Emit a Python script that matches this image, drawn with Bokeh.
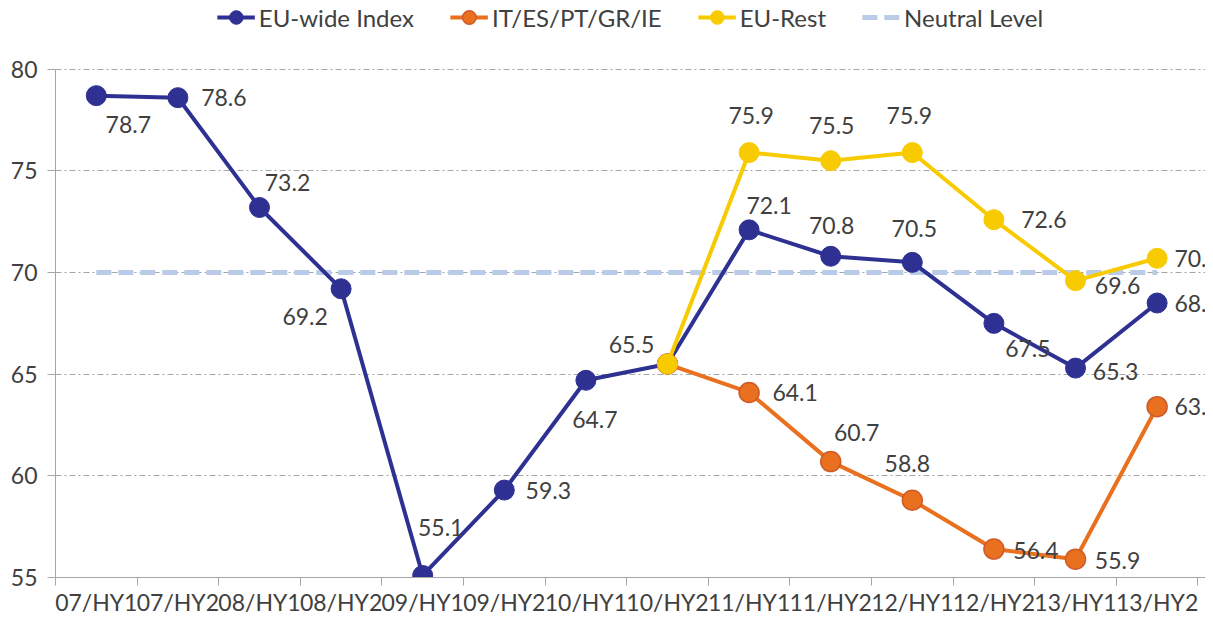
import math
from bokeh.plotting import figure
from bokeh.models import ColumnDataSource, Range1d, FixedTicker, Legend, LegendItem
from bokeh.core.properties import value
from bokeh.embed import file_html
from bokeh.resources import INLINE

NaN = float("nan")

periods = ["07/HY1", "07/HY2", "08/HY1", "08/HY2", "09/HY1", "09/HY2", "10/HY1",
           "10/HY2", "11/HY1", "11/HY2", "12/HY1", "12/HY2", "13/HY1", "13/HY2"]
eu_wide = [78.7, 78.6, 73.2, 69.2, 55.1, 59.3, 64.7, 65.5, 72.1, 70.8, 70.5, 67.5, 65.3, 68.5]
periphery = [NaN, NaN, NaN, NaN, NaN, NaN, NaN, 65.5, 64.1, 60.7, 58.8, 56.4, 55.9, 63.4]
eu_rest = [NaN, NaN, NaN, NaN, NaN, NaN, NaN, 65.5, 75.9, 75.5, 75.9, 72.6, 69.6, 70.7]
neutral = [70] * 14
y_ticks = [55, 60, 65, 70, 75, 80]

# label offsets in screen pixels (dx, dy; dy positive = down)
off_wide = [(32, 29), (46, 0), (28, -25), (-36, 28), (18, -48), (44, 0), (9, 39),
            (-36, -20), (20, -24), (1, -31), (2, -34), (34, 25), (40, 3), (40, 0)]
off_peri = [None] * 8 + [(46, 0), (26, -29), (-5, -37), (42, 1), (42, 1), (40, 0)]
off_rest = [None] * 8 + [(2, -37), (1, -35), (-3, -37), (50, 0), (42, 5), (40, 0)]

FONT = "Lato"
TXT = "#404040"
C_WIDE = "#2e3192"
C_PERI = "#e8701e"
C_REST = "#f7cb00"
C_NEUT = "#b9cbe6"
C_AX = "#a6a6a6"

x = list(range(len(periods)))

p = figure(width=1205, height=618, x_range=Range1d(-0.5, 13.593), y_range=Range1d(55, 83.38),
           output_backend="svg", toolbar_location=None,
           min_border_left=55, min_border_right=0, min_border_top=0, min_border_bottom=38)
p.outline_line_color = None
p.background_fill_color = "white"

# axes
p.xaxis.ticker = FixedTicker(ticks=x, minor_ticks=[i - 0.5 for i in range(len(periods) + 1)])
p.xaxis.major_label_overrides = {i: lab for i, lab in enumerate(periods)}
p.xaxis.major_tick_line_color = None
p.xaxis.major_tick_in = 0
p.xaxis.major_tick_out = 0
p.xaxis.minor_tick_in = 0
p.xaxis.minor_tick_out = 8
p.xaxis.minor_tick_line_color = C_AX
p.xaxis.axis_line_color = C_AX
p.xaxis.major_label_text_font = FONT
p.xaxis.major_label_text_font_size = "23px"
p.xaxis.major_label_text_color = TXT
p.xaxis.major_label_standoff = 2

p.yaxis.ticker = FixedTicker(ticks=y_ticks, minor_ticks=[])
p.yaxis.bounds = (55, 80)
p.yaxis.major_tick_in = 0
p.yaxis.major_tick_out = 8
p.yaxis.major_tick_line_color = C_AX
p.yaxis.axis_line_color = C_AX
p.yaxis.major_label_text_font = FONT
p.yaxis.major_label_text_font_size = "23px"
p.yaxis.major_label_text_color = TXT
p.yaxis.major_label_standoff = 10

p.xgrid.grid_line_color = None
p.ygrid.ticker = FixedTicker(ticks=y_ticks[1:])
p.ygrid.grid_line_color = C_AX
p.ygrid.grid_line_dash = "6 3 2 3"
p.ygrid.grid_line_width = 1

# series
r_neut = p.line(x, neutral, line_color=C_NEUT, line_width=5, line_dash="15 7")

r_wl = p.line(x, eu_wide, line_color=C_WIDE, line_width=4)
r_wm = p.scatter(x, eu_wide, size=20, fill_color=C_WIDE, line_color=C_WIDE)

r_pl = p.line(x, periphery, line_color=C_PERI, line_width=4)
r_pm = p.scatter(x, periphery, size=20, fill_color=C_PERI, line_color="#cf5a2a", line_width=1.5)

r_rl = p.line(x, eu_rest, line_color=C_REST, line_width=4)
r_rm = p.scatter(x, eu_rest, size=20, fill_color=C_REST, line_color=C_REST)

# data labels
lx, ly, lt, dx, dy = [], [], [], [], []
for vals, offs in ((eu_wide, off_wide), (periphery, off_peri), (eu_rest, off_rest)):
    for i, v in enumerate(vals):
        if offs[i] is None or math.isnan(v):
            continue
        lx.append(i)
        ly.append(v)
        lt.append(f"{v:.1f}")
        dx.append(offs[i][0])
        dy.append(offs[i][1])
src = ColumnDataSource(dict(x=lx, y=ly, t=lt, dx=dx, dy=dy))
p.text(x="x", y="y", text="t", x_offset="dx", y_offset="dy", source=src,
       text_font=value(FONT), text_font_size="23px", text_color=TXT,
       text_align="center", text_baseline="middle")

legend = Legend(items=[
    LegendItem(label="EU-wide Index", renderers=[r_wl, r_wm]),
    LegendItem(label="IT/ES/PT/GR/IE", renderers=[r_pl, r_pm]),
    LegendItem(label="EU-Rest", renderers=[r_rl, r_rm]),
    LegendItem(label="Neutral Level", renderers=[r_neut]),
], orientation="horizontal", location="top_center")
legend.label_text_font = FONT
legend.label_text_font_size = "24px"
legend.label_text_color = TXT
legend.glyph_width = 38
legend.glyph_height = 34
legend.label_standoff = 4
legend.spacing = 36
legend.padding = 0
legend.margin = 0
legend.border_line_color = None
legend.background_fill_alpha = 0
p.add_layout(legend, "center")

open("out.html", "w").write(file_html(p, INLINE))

○ ○ ○

### Exercise details
Please set down each line of the data above exactly as written, without the pictures.

### Full response
Emit a Python script that matches this image, drawn with Bokeh.
import math
from bokeh.plotting import figure
from bokeh.models import ColumnDataSource, Range1d, FixedTicker, Legend, LegendItem
from bokeh.core.properties import value
from bokeh.embed import file_html
from bokeh.resources import INLINE

NaN = float("nan")

periods = ["07/HY1", "07/HY2", "08/HY1", "08/HY2", "09/HY1", "09/HY2", "10/HY1",
           "10/HY2", "11/HY1", "11/HY2", "12/HY1", "12/HY2", "13/HY1", "13/HY2"]
eu_wide = [78.7, 78.6, 73.2, 69.2, 55.1, 59.3, 64.7, 65.5, 72.1, 70.8, 70.5, 67.5, 65.3, 68.5]
periphery = [NaN, NaN, NaN, NaN, NaN, NaN, NaN, 65.5, 64.1, 60.7, 58.8, 56.4, 55.9, 63.4]
eu_rest = [NaN, NaN, NaN, NaN, NaN, NaN, NaN, 65.5, 75.9, 75.5, 75.9, 72.6, 69.6, 70.7]
neutral = [70] * 14
y_ticks = [55, 60, 65, 70, 75, 80]

# label offsets in screen pixels (dx, dy; dy positive = down)
off_wide = [(32, 29), (46, 0), (28, -25), (-36, 28), (18, -48), (44, 0), (9, 39),
            (-36, -20), (20, -24), (1, -31), (2, -34), (34, 25), (40, 3), (40, 0)]
off_peri = [None] * 8 + [(46, 0), (26, -29), (-5, -37), (42, 1), (42, 1), (40, 0)]
off_rest = [None] * 8 + [(2, -37), (1, -35), (-3, -37), (50, 0), (42, 5), (40, 0)]

FONT = "Lato"
TXT = "#404040"
C_WIDE = "#2e3192"
C_PERI = "#e8701e"
C_REST = "#f7cb00"
C_NEUT = "#b9cbe6"
C_AX = "#a6a6a6"

x = list(range(len(periods)))

p = figure(width=1205, height=618, x_range=Range1d(-0.5, 13.593), y_range=Range1d(55, 83.38),
           output_backend="svg", toolbar_location=None,
           min_border_left=55, min_border_right=0, min_border_top=0, min_border_bottom=38)
p.outline_line_color = None
p.background_fill_color = "white"

# axes
p.xaxis.ticker = FixedTicker(ticks=x, minor_ticks=[i - 0.5 for i in range(len(periods) + 1)])
p.xaxis.major_label_overrides = {i: lab for i, lab in enumerate(periods)}
p.xaxis.major_tick_line_color = None
p.xaxis.major_tick_in = 0
p.xaxis.major_tick_out = 0
p.xaxis.minor_tick_in = 0
p.xaxis.minor_tick_out = 8
p.xaxis.minor_tick_line_color = C_AX
p.xaxis.axis_line_color = C_AX
p.xaxis.major_label_text_font = FONT
p.xaxis.major_label_text_font_size = "23px"
p.xaxis.major_label_text_color = TXT
p.xaxis.major_label_standoff = 2

p.yaxis.ticker = FixedTicker(ticks=y_ticks, minor_ticks=[])
p.yaxis.bounds = (55, 80)
p.yaxis.major_tick_in = 0
p.yaxis.major_tick_out = 8
p.yaxis.major_tick_line_color = C_AX
p.yaxis.axis_line_color = C_AX
p.yaxis.major_label_text_font = FONT
p.yaxis.major_label_text_font_size = "23px"
p.yaxis.major_label_text_color = TXT
p.yaxis.major_label_standoff = 10

p.xgrid.grid_line_color = None
p.ygrid.ticker = FixedTicker(ticks=y_ticks[1:])
p.ygrid.grid_line_color = C_AX
p.ygrid.grid_line_dash = "6 3 2 3"
p.ygrid.grid_line_width = 1

# series
r_neut = p.line(x, neutral, line_color=C_NEUT, line_width=5, line_dash="15 7")

r_wl = p.line(x, eu_wide, line_color=C_WIDE, line_width=4)
r_wm = p.scatter(x, eu_wide, size=20, fill_color=C_WIDE, line_color=C_WIDE)

r_pl = p.line(x, periphery, line_color=C_PERI, line_width=4)
r_pm = p.scatter(x, periphery, size=20, fill_color=C_PERI, line_color="#cf5a2a", line_width=1.5)

r_rl = p.line(x, eu_rest, line_color=C_REST, line_width=4)
r_rm = p.scatter(x, eu_rest, size=20, fill_color=C_REST, line_color=C_REST)

# data labels
lx, ly, lt, dx, dy = [], [], [], [], []
for vals, offs in ((eu_wide, off_wide), (periphery, off_peri), (eu_rest, off_rest)):
    for i, v in enumerate(vals):
        if offs[i] is None or math.isnan(v):
            continue
        lx.append(i)
        ly.append(v)
        lt.append(f"{v:.1f}")
        dx.append(offs[i][0])
        dy.append(offs[i][1])
src = ColumnDataSource(dict(x=lx, y=ly, t=lt, dx=dx, dy=dy))
p.text(x="x", y="y", text="t", x_offset="dx", y_offset="dy", source=src,
       text_font=value(FONT), text_font_size="23px", text_color=TXT,
       text_align="center", text_baseline="middle")

legend = Legend(items=[
    LegendItem(label="EU-wide Index", renderers=[r_wl, r_wm]),
    LegendItem(label="IT/ES/PT/GR/IE", renderers=[r_pl, r_pm]),
    LegendItem(label="EU-Rest", renderers=[r_rl, r_rm]),
    LegendItem(label="Neutral Level", renderers=[r_neut]),
], orientation="horizontal", location="top_center")
legend.label_text_font = FONT
legend.label_text_font_size = "24px"
legend.label_text_color = TXT
legend.glyph_width = 38
legend.glyph_height = 34
legend.label_standoff = 4
legend.spacing = 36
legend.padding = 0
legend.margin = 0
legend.border_line_color = None
legend.background_fill_alpha = 0
p.add_layout(legend, "center")

open("out.html", "w").write(file_html(p, INLINE))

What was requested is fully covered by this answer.